Je triche un peu, je n'ai pas lu le roman, je l'ai écouté dans son adaptation dans le Feuilleton de France Culture - avec la très belle voix d'
Aïssa Maïga qui incarne la Narratrice.
" Instrument des uns, appâts pour d'autres, respectées ou méprisées, souvent muselées, toutes les femmes ont presque toutes le même destin, que des religions ou des législations abusives ont cimenté". Ce roman, ou plutôt une longue lettre, porte la voix et le cri d'une femme, Ramatoulaye. Mariée, 50 ans, 12 enfants, puis abandonnée par son mari et désormais veuve. Ramatoulaye est sénégalaise, mais Ramatoulaye est universelle. Elle est touchante par la force de ses sentiments, par sa sincérité aussi puisqu'elle se livre totalement à sa correspondante.
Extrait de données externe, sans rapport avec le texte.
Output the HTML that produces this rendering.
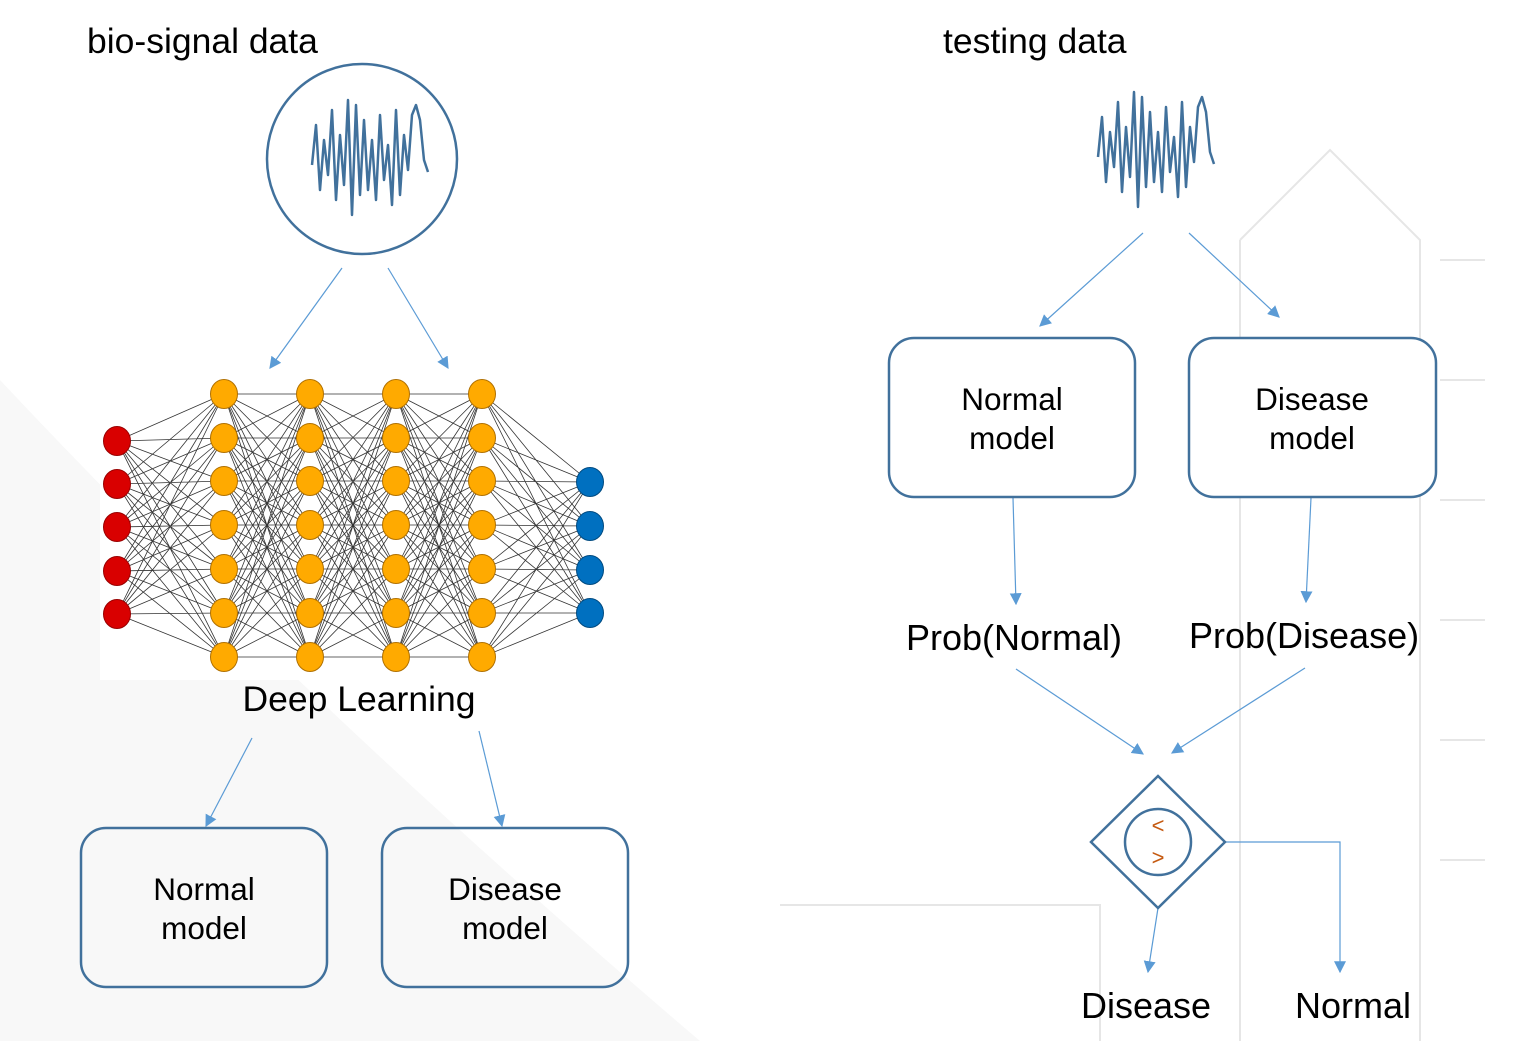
<!DOCTYPE html>
<html><head><meta charset="utf-8"><style>
html,body{margin:0;padding:0;background:#fff;}
svg{display:block;font-family:"Liberation Sans",Arial,sans-serif;}
</style></head><body>
<svg width="1536" height="1041" viewBox="0 0 1536 1041" xmlns="http://www.w3.org/2000/svg">
<defs>
<marker id="a" viewBox="0 0 10 10" refX="9" refY="5" markerWidth="12" markerHeight="12" markerUnits="userSpaceOnUse" orient="auto"><path d="M0,0L10,5L0,10z" fill="#5b9bd5"/></marker>
</defs>
<rect x="0" y="0" width="1536" height="1041" fill="#fff"/>
<path d="M0,380 Q300,700 700,1041 L0,1041Z" fill="#f8f8f8"/>
<g stroke="#e6e6e6" fill="none" stroke-width="2">
<path d="M1240,240 L1330,150 L1420,240 L1420,1041"/><path d="M1240,240 L1240,1041"/>
<path d="M780,905 L1100,905 L1100,1041"/><path d="M1440,260 L1485,260 M1440,380 L1485,380 M1440,500 L1485,500 M1440,620 L1485,620 M1440,740 L1485,740 M1440,860 L1485,860"/>
</g>
<rect x="100" y="378" width="505" height="302" fill="#fff"/>
<defs>
<path id="oo" d="M224,394L310,394M224,394L310,438M224,394L310,481M224,394L310,525M224,394L310,569M224,394L310,613M224,394L310,657
M224,438L310,394M224,438L310,438M224,438L310,481M224,438L310,525M224,438L310,569M224,438L310,613M224,438L310,657
M224,481L310,394M224,481L310,438M224,481L310,481M224,481L310,525M224,481L310,569M224,481L310,613M224,481L310,657
M224,525L310,394M224,525L310,438M224,525L310,481M224,525L310,525M224,525L310,569M224,525L310,613M224,525L310,657
M224,569L310,394M224,569L310,438M224,569L310,481M224,569L310,525M224,569L310,569M224,569L310,613M224,569L310,657
M224,613L310,394M224,613L310,438M224,613L310,481M224,613L310,525M224,613L310,569M224,613L310,613M224,613L310,657
M224,657L310,394M224,657L310,438M224,657L310,481M224,657L310,525M224,657L310,569M224,657L310,613M224,657L310,657"/>
</defs>
<g stroke="#333" stroke-width="0.8" fill="none">
<use href="#oo"/><use href="#oo" transform="translate(86,0)"/><use href="#oo" transform="translate(172,0)"/>
<path d="M117,441L224,394M117,441L224,438M117,441L224,481M117,441L224,525M117,441L224,569M117,441L224,613M117,441L224,657
M117,484L224,394M117,484L224,438M117,484L224,481M117,484L224,525M117,484L224,569M117,484L224,613M117,484L224,657
M117,527L224,394M117,527L224,438M117,527L224,481M117,527L224,525M117,527L224,569M117,527L224,613M117,527L224,657
M117,571L224,394M117,571L224,438M117,571L224,481M117,571L224,525M117,571L224,569M117,571L224,613M117,571L224,657
M117,614L224,394M117,614L224,438M117,614L224,481M117,614L224,525M117,614L224,569M117,614L224,613M117,614L224,657"/>
<path d="M482,394L590,482M482,394L590,526M482,394L590,570M482,394L590,613
M482,438L590,482M482,438L590,526M482,438L590,570M482,438L590,613
M482,481L590,482M482,481L590,526M482,481L590,570M482,481L590,613
M482,525L590,482M482,525L590,526M482,525L590,570M482,525L590,613
M482,569L590,482M482,569L590,526M482,569L590,570M482,569L590,613
M482,613L590,482M482,613L590,526M482,613L590,570M482,613L590,613
M482,657L590,482M482,657L590,526M482,657L590,570M482,657L590,613"/>
</g>
<g fill="#d90000" stroke="#900">
<ellipse cx="117" cy="441" rx="13.5" ry="14.5"/><ellipse cx="117" cy="484" rx="13.5" ry="14.5"/><ellipse cx="117" cy="527" rx="13.5" ry="14.5"/><ellipse cx="117" cy="571" rx="13.5" ry="14.5"/><ellipse cx="117" cy="614" rx="13.5" ry="14.5"/>
</g>
<defs><g id="oc" fill="#ffaa00" stroke="#b07000">
<ellipse cx="224" cy="394" rx="13.5" ry="14.5"/><ellipse cx="224" cy="438" rx="13.5" ry="14.5"/><ellipse cx="224" cy="481" rx="13.5" ry="14.5"/><ellipse cx="224" cy="525" rx="13.5" ry="14.5"/><ellipse cx="224" cy="569" rx="13.5" ry="14.5"/><ellipse cx="224" cy="613" rx="13.5" ry="14.5"/><ellipse cx="224" cy="657" rx="13.5" ry="14.5"/>
</g></defs>
<use href="#oc"/><use href="#oc" transform="translate(86,0)"/><use href="#oc" transform="translate(172,0)"/><use href="#oc" transform="translate(258,0)"/>
<g fill="#0070c0" stroke="#004a80">
<ellipse cx="590" cy="482" rx="13.5" ry="14.5"/><ellipse cx="590" cy="526" rx="13.5" ry="14.5"/><ellipse cx="590" cy="570" rx="13.5" ry="14.5"/><ellipse cx="590" cy="613" rx="13.5" ry="14.5"/>
</g>
<text x="87" y="53" font-size="35.5" fill="#000">bio-signal data</text>
<text x="943" y="53" font-size="35.5" fill="#000">testing data</text>
<circle cx="362" cy="159" r="95" fill="#fff" stroke="#41719c" stroke-width="2.5"/>
<defs><polyline id="wv" fill="none" stroke="#41719c" stroke-width="2.5" stroke-linejoin="round" points="312,165 316,125 320,190 324,140 328,175 332,110 336,200 340,135 344,185 348,100 352,215 356,105 360,195 364,120 368,190 372,140 376,200 380,115 384,180 388,145 392,205 396,110 400,195 404,135 408,170 412,115 416,105 420,120 424,160 428,172"/></defs>
<use href="#wv"/><use href="#wv" transform="translate(786,-8)"/>
<text x="359" y="711" font-size="35.5" text-anchor="middle">Deep Learning</text>
<g stroke="#5b9bd5" stroke-width="1.2" fill="none" marker-end="url(#a)">
<line x1="342" y1="268" x2="270" y2="368"/>
<line x1="388" y1="268" x2="448" y2="368"/>
<line x1="252" y1="738" x2="206" y2="826"/>
<line x1="479" y1="731" x2="502" y2="826"/>
<line x1="1143" y1="233" x2="1040" y2="326"/>
<line x1="1189" y1="233" x2="1279" y2="317"/>
<line x1="1013" y1="498" x2="1016" y2="604"/>
<line x1="1311" y1="498" x2="1306" y2="602"/>
<line x1="1016" y1="669" x2="1143" y2="754"/>
<line x1="1305" y1="668" x2="1172" y2="753"/>
<line x1="1158" y1="908" x2="1148" y2="972"/>
<polyline points="1225,842 1340,842 1340,972"/>
</g>
<g fill="none" stroke="#41719c" stroke-width="2.5">
<rect x="81" y="828" width="246" height="159" rx="25"/>
<rect x="382" y="828" width="246" height="159" rx="25"/>
<rect x="889" y="338" width="246" height="159" rx="25" fill="#fff"/>
<rect x="1189" y="338" width="247" height="159" rx="25" fill="#fff"/>
<path d="M1158,776 L1225,842 L1158,908 L1091,842Z" fill="#fff"/>
<circle cx="1158" cy="842" r="33"/>
</g>
<g font-size="31.5" text-anchor="middle">
<text x="204" y="900">Normal</text><text x="204" y="939">model</text>
<text x="505" y="900">Disease</text><text x="505" y="939">model</text>
<text x="1012" y="410">Normal</text><text x="1012" y="449">model</text>
<text x="1312" y="410">Disease</text><text x="1312" y="449">model</text>
</g>
<g font-size="36">
<text x="906" y="650">Prob(Normal)</text>
<text x="1189" y="648">Prob(Disease)</text>
<text x="1081" y="1018">Disease</text>
<text x="1295" y="1018">Normal</text>
</g>
<g fill="#c55a11" font-size="22" text-anchor="middle"><text x="1158" y="833">&lt;</text><text x="1158" y="865">&gt;</text></g>
</svg>
</body></html>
Parler du couple, du mariage, de la famille, des enfants, du désir, de la jalousie, du vieillissement aussi, ce sont des propos qui pourraient être tenus à différentes époques, dans différents lieux. L'originalité ne vient donc pas des thématiques abordées. L'originalité ne vient pas non plus du décor : certes, le récit a pour cadre le Sénégal. Mais, pour moi, ce n'est pas si important dans le texte. Il y a des cauris, des griots, mais ce ne sont que quelques petites touches qui évoquent un cadre et une culture différents. Tel que je l'ai lu, ce n'est pas un roman sur le Sénégal, c'est un roman sur la condition des femmes.
Bien sûr, la polygamie est évoquée et dénoncée. Mais, après tout, en tant que lectrice occidentale, on pourrait remplacer le terme par liaison adultère avec une femme plus jeune, et le propos serait le même. Ce n'est donc pas une attaque contre la polygamie, mais une critique du patriarcat sous ses différentes formes.
Au-delà de ces aspects, ce qui m'a intéressé, c'est que le récit se passe dans un Sénégal indépendant, après la colonisation. En arrière-plan apparaît donc la démocratisation avec tous ces hommes notables qui s'engagent politiquement ou syndicalement, la modernisation et le développement économique aussi. Ces hommes sont des nouveaux riches, qui veulent afficher leur fortune par leurs villas, les bijoux de leurs femmes, leurs jeunes conquêtes... Un comportement assez universel là-encore.
Un roman qui émeut donc par la force du cri de son héroïne plus que par son originalité propre.